And The Winner Is…

We read a lot of academic papers but seem to have missed this one from last April titled “High Frequency Trading and Market Stability”   written by Dion Bongaerts and Mark Van Achter from the Rotterdam School of Management, Erasmus University in the Netherlands.  The reason why we caught this paper now is because it was just awarded the Joseph de la Vega Prize 2015 for an outstanding research paper related to the securities markets in Europe.  The paper tackles the increasingly popular subject of the how high frequency trading affects liquidity .  We thought it would be worthwhile to take a closer look at this award winning paper especially considering the increased concern amongst regulators and policy makers about the lack of liquidity in today’s markets.
To study liquidity provision, the authors of the paper constructed a model which sought to isolate speed and information advantages.  They found “that in the absence or with low levels of informed trading, HFTs can improve liquidity and price discovery. More and faster HFTs reduce average transaction costs, and cause quotes to converge faster to the efficient price.”

 If you were reading a pro-HFT blog, the post would stop right there.  But you are reading a Themis Trading piece and you know we dig much deeper and present all the facts. The authors continued by saying:

However, a different storyline unfolds when suspicions of informed trading are high. In such situations, HFTs will shun the market, even when these suspicions are ex-post unfounded/incorrect (e.g. if they were induced by a fat-finger error triggering a series of market orders). In those scenarios, only the LFTs can keep the market going. If, however, LFTs have been largely pushed out of the market as described above, trading will be thin, liquidity will be low, price discovery will be slow and markets can even stop functioning altogether.”
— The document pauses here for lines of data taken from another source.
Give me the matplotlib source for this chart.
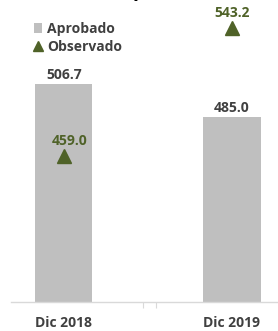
import matplotlib
matplotlib.use("Agg")
import matplotlib.pyplot as plt

categories = ["Dic 2018", "Dic 2019"]
aprobado = [506.7, 485.0]
observado = [459.0, 543.2]

plt.rcParams['font.family'] = ['Open Sans', 'DejaVu Sans']
plt.rcParams['font.weight'] = 'bold'

fig = plt.figure(figsize=(2.78, 3.31), dpi=100)
W, H = 278, 331
ax = fig.add_axes([11 / W, (H - 302) / H, (278 - 11) / W, 302 / H])

x = list(range(len(categories)))
bar_color = "#bfbfbf"
green = "#4f6228"
ax.bar(x, aprobado, width=0.34, color=bar_color, zorder=2, label="Aprobado")
ax.plot(x, observado, linestyle="none", marker="^", markersize=9.5, color=green,
        zorder=3, label="Observado")

ax.set_ylim(363, 561.7)
ax.set_xlim(-0.315, 1.274)

for xi, v in zip(x, aprobado):
    ax.annotate(f"{v:.1f}", (xi, v), xytext=(0, 1), textcoords="offset points",
                ha="center", va="bottom", fontsize=10, fontweight="bold", color="#404040")
for xi, v in zip(x, observado):
    ax.annotate(f"{v:.1f}", (xi, v), xytext=(4 if xi == 0 else 0, 6), textcoords="offset points",
                ha="center", va="bottom", fontsize=10, fontweight="bold", color=green)

for s in ["top", "right", "left"]:
    ax.spines[s].set_visible(False)
ax.spines["bottom"].set_color("#d9d9d9")
ax.spines["bottom"].set_linewidth(1.0)
ax.set_yticks([])
ax.set_xticks(x)
ax.set_xticklabels(categories, fontsize=10, fontweight="bold", color="#404040")
ax.tick_params(axis="x", length=0, pad=10)
ax.set_xticks([0.47, 0.548], minor=True)
ax.tick_params(axis="x", which="minor", length=4, color="#d9d9d9", width=0.8)

h, l = ax.get_legend_handles_labels()
order = [l.index("Aprobado"), l.index("Observado")]
leg = ax.legend([h[i] for i in order], [l[i] for i in order],
                loc="upper left", bbox_to_anchor=(0.065, 0.945), frameon=False,
                prop={"size": 10, "weight": "bold"}, handlelength=0.6, handletextpad=0.35,
                labelspacing=0.3, borderaxespad=0, markerscale=0.72)
for t in leg.get_texts():
    t.set_color("#404040")

fig.text(0.5, 1.0 + 4 / H, "p", ha="center", va="baseline", fontsize=14,
         fontweight="bold", color="black")

fig.savefig("out.png", dpi=100)
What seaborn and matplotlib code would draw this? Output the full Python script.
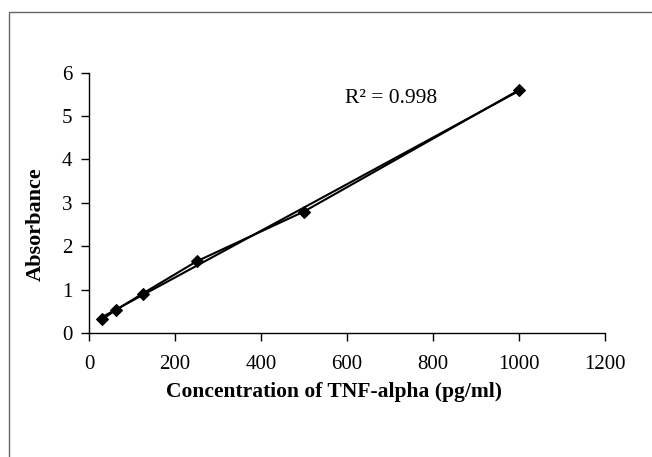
import numpy as np
import pandas as pd
import matplotlib
matplotlib.use('Agg')
import matplotlib.pyplot as plt
import seaborn as sns
from matplotlib.patches import Rectangle

# Standard curve data
concentration = [31.25, 62.5, 125, 250, 500, 1000]
absorbance = [0.32, 0.53, 0.91, 1.65, 2.80, 5.60]
r2_label = 'R² = 0.998'
x_ticks = [0, 200, 400, 600, 800, 1000, 1200]
y_ticks = [0, 1, 2, 3, 4, 5, 6]

df = pd.DataFrame({'conc': concentration, 'abs': absorbance})

sns.set_style('white')
plt.rcParams['font.family'] = ['Liberation Serif', 'DejaVu Serif']
plt.rcParams['text.color'] = 'black'
plt.rcParams['axes.labelcolor'] = 'black'
plt.rcParams['xtick.color'] = 'black'
plt.rcParams['ytick.color'] = 'black'

fig = plt.figure(figsize=(6.52, 4.57), dpi=100)
ax = fig.add_axes([89 / 652, 1 - 333 / 457, 516 / 652, 260.3 / 457])

# outer frame (cut off at right and bottom like the reference)
fig.patches.append(Rectangle((9 / 652, -0.1), 1.2, 1 - 12 / 457 + 0.1,
                             transform=fig.transFigure, fill=False,
                             edgecolor='#666666', linewidth=1))

# connected points
sns.lineplot(data=df, x='conc', y='abs', marker='D', markersize=6,
             color='black', linewidth=1.5, ax=ax, markeredgecolor='black')
# linear trendline
sns.regplot(data=df, x='conc', y='abs', ci=None, scatter=False, ax=ax,
            line_kws={'color': 'black', 'linewidth': 1.5})

ax.text(595, 5.41, r2_label, fontsize=15.5, va='center', ha='left')

ax.set_xlim(0, 1200)
ax.set_ylim(0, 6)
ax.set_xticks(x_ticks)
ax.set_yticks(y_ticks)
ax.tick_params(axis='both', direction='out', length=6, width=1,
               labelsize=15, pad=6, left=True, bottom=True)
ax.tick_params(axis='x', pad=10)
for side in ['top', 'right']:
    ax.spines[side].set_visible(False)
for side in ['left', 'bottom']:
    ax.spines[side].set_color('black')
    ax.spines[side].set_linewidth(1)

ax.set_xlabel('Concentration of TNF-alpha (pg/ml)', fontsize=15.5,
              fontweight='bold')
ax.set_ylabel('Absorbance', fontsize=16, fontweight='bold')
ax.xaxis.set_label_coords(0.474, -0.19)
ax.yaxis.set_label_coords(-0.083, 0.419)

fig.savefig('out.png', dpi=100)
The authors are describing the evaporation of liquidity when volatility spikes.  In times of stress, when liquidity is needed most to act as a shock absorber, the authors are saying that HFT’s are nowhere to be found.  They go on to say:

As such, our model captures the potential systemic risk HFT activity brings to financial markets. While an increase in HFTs’ market share improves liquidity and price discovery under some market conditions, it induces market freezes to arise in equilibrium with increasing frequency under other conditions.”

Yesterday, the House Financial Services Committee questioned Treasury Secretary Jack Lew about the liquidity event that hit the bond market on October 15, 2014.  While some members of Congress tried to blame Dodd-Frank and other regulations for the market’s liquidity woes, Secretary Lew seemed to indicate that he thought market structure and electronic trading also played a part.  Secretary Lew said his office was still studying that event but promised that they would be issuing a report “in a few weeks.”  We would like to recommend that Secretary Lew study this award winning academic paper before he issues his report.